(Dataset entries)
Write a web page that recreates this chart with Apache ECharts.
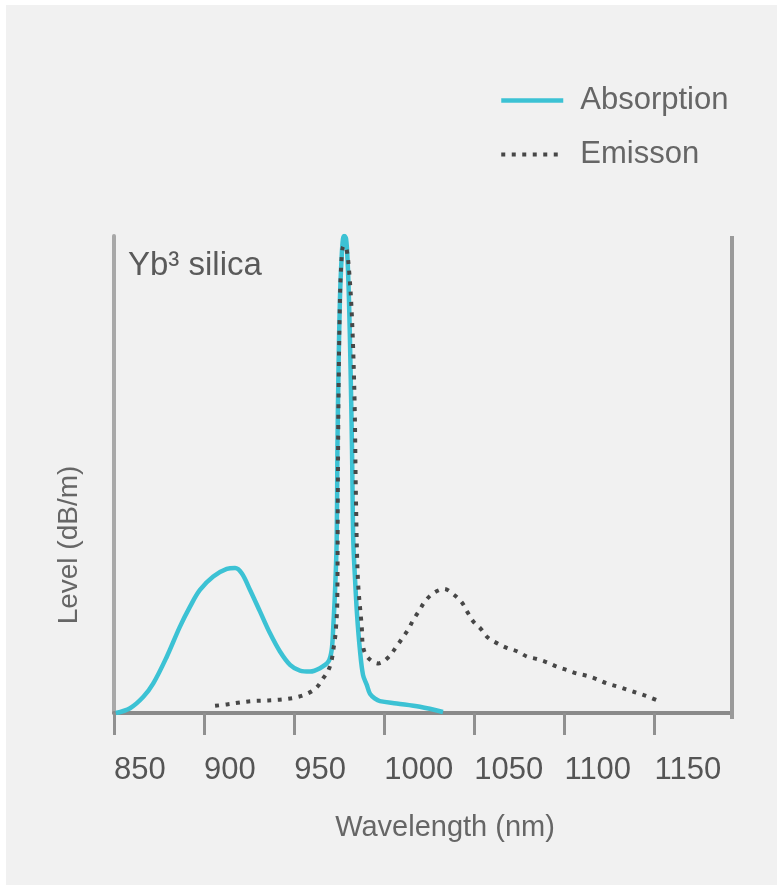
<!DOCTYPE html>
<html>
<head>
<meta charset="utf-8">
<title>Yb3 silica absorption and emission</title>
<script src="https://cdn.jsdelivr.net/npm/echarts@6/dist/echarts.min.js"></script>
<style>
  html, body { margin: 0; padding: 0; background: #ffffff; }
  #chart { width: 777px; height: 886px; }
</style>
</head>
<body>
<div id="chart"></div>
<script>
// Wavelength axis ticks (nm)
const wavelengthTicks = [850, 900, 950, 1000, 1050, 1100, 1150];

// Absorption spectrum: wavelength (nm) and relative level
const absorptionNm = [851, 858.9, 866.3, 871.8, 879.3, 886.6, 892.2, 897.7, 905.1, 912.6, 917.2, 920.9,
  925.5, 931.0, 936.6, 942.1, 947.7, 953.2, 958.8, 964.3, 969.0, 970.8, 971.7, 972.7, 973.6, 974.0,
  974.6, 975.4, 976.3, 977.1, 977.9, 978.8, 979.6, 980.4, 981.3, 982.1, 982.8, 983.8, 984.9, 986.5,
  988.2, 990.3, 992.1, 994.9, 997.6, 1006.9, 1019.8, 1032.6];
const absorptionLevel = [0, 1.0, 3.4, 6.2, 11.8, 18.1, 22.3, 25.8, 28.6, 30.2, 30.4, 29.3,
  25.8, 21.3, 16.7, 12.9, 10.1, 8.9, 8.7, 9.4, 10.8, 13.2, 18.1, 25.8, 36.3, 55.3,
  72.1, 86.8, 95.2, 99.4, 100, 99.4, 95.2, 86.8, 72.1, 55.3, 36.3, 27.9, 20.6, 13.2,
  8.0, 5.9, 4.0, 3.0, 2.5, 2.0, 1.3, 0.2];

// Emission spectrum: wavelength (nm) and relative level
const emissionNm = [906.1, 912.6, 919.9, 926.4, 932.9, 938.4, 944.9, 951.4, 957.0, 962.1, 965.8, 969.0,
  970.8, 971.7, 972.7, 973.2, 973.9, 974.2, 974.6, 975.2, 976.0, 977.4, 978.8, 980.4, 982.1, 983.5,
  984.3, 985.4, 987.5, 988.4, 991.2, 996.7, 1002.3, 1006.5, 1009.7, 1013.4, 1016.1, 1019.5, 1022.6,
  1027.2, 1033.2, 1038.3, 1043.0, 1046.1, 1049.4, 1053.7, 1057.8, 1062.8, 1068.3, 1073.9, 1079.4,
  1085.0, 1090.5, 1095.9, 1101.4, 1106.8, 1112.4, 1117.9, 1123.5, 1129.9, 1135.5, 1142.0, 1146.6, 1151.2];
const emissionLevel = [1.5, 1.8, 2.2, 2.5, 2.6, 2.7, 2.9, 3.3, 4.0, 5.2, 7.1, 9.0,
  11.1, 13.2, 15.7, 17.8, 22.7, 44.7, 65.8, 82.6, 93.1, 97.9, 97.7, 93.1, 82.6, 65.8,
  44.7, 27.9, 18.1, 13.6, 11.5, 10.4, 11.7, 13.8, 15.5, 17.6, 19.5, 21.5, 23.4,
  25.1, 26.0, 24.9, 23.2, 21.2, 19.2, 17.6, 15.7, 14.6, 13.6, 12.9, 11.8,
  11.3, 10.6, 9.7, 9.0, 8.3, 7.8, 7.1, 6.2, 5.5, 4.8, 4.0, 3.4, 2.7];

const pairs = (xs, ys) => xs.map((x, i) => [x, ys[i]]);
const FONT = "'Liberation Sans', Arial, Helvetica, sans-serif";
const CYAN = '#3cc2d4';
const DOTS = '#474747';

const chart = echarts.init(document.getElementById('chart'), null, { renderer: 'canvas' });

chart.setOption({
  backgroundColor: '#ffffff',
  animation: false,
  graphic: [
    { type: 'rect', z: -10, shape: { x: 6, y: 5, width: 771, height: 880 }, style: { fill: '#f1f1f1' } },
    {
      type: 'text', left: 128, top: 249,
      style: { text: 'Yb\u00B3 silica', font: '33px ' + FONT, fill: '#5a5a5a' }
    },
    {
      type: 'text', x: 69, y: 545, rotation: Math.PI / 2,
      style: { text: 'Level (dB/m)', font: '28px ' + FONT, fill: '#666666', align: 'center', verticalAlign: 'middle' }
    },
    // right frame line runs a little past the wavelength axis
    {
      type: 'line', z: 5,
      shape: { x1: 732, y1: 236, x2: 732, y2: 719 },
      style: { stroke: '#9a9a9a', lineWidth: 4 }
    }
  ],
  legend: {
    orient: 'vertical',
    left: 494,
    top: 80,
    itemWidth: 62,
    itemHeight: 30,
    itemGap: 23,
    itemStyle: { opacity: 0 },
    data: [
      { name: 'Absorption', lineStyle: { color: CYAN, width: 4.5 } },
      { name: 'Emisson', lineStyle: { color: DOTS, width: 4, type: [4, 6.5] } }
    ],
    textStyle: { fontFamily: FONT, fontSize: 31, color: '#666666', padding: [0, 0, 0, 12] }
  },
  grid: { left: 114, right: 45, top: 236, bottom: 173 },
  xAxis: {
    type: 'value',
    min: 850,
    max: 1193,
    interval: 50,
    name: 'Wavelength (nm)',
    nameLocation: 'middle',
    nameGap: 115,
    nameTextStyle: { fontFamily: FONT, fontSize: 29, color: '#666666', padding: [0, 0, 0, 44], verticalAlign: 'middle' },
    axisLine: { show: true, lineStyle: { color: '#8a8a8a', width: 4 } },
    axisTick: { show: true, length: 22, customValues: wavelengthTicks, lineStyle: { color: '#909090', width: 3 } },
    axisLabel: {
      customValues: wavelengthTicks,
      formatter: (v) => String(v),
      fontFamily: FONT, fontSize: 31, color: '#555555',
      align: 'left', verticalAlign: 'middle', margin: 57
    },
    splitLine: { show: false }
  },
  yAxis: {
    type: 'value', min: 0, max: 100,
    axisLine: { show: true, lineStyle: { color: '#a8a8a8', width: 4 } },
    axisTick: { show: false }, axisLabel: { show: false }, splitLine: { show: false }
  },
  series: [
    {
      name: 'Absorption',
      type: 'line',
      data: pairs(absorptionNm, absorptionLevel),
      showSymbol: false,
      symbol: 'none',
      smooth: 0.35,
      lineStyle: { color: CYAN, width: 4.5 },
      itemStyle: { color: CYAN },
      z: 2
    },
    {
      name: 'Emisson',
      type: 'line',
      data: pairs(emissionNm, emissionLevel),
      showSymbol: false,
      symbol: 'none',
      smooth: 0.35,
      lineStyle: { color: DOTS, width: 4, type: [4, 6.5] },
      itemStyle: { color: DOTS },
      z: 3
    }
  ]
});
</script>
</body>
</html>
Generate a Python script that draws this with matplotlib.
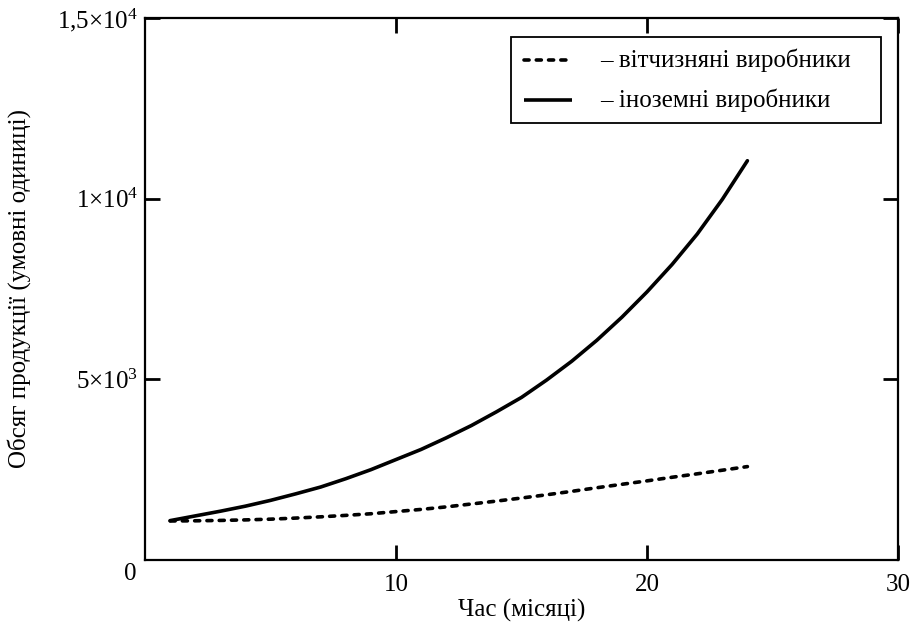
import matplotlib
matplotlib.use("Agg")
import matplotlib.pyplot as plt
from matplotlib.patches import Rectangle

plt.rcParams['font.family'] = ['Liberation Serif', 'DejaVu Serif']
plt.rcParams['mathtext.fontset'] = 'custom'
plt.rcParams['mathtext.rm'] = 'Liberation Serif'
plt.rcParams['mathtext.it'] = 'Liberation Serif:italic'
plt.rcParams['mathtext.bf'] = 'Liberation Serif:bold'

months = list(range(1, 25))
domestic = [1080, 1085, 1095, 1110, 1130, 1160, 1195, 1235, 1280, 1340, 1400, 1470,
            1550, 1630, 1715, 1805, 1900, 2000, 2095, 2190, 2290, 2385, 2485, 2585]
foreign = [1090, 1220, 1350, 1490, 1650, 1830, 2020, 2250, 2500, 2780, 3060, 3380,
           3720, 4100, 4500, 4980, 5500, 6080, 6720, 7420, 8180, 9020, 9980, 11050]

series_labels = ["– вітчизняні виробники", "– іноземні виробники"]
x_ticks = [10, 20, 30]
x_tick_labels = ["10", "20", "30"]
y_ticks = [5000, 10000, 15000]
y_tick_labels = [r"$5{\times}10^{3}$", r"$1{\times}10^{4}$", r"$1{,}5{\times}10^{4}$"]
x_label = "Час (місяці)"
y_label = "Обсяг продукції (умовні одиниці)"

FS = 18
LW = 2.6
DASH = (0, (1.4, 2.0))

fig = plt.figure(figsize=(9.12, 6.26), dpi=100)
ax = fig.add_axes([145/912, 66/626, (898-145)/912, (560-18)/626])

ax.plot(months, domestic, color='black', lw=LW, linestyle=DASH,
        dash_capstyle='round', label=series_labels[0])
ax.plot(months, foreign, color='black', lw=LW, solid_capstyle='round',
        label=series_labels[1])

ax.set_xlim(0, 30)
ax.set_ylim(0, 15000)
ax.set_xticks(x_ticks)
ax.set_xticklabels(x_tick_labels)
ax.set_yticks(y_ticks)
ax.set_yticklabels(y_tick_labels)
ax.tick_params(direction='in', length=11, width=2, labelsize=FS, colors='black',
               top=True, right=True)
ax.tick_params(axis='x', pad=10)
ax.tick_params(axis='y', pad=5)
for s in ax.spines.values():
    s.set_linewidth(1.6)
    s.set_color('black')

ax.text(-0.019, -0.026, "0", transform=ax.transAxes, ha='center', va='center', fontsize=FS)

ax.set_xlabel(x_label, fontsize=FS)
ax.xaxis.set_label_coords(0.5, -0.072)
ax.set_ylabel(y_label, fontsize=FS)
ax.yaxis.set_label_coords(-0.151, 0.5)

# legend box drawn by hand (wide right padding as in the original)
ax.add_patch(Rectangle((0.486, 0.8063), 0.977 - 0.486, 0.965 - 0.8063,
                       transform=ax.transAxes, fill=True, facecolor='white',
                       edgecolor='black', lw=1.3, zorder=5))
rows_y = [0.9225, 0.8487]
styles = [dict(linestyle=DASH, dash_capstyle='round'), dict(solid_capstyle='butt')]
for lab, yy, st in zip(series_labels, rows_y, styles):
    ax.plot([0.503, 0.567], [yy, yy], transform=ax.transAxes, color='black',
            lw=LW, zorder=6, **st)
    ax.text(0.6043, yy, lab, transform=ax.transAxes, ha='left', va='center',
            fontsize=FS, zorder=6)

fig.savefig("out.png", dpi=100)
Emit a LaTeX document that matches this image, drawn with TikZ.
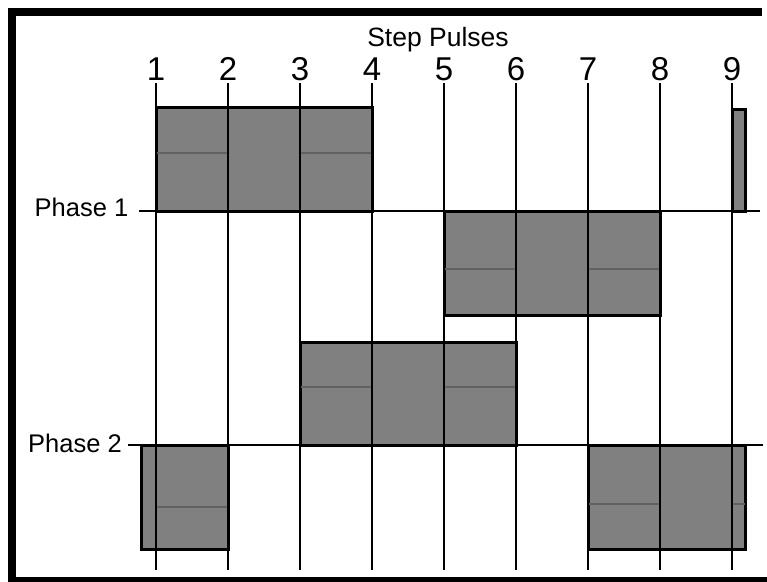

* [What you will do] Starting at the top of the listing above, reproduce each line up to and including the one with "8.0, 5.9, 4.0, 3.0, 2.5, 2.0, 1.3, 0.2];"; omit the pictures.

* [Exercise answer]
Write a web page that recreates this chart with Apache ECharts.
<!DOCTYPE html>
<html>
<head>
<meta charset="utf-8">
<title>Yb3 silica absorption and emission</title>
<script src="https://cdn.jsdelivr.net/npm/echarts@6/dist/echarts.min.js"></script>
<style>
  html, body { margin: 0; padding: 0; background: #ffffff; }
  #chart { width: 777px; height: 886px; }
</style>
</head>
<body>
<div id="chart"></div>
<script>
// Wavelength axis ticks (nm)
const wavelengthTicks = [850, 900, 950, 1000, 1050, 1100, 1150];

// Absorption spectrum: wavelength (nm) and relative level
const absorptionNm = [851, 858.9, 866.3, 871.8, 879.3, 886.6, 892.2, 897.7, 905.1, 912.6, 917.2, 920.9,
  925.5, 931.0, 936.6, 942.1, 947.7, 953.2, 958.8, 964.3, 969.0, 970.8, 971.7, 972.7, 973.6, 974.0,
  974.6, 975.4, 976.3, 977.1, 977.9, 978.8, 979.6, 980.4, 981.3, 982.1, 982.8, 983.8, 984.9, 986.5,
  988.2, 990.3, 992.1, 994.9, 997.6, 1006.9, 1019.8, 1032.6];
const absorptionLevel = [0, 1.0, 3.4, 6.2, 11.8, 18.1, 22.3, 25.8, 28.6, 30.2, 30.4, 29.3,
  25.8, 21.3, 16.7, 12.9, 10.1, 8.9, 8.7, 9.4, 10.8, 13.2, 18.1, 25.8, 36.3, 55.3,
  72.1, 86.8, 95.2, 99.4, 100, 99.4, 95.2, 86.8, 72.1, 55.3, 36.3, 27.9, 20.6, 13.2,
  8.0, 5.9, 4.0, 3.0, 2.5, 2.0, 1.3, 0.2];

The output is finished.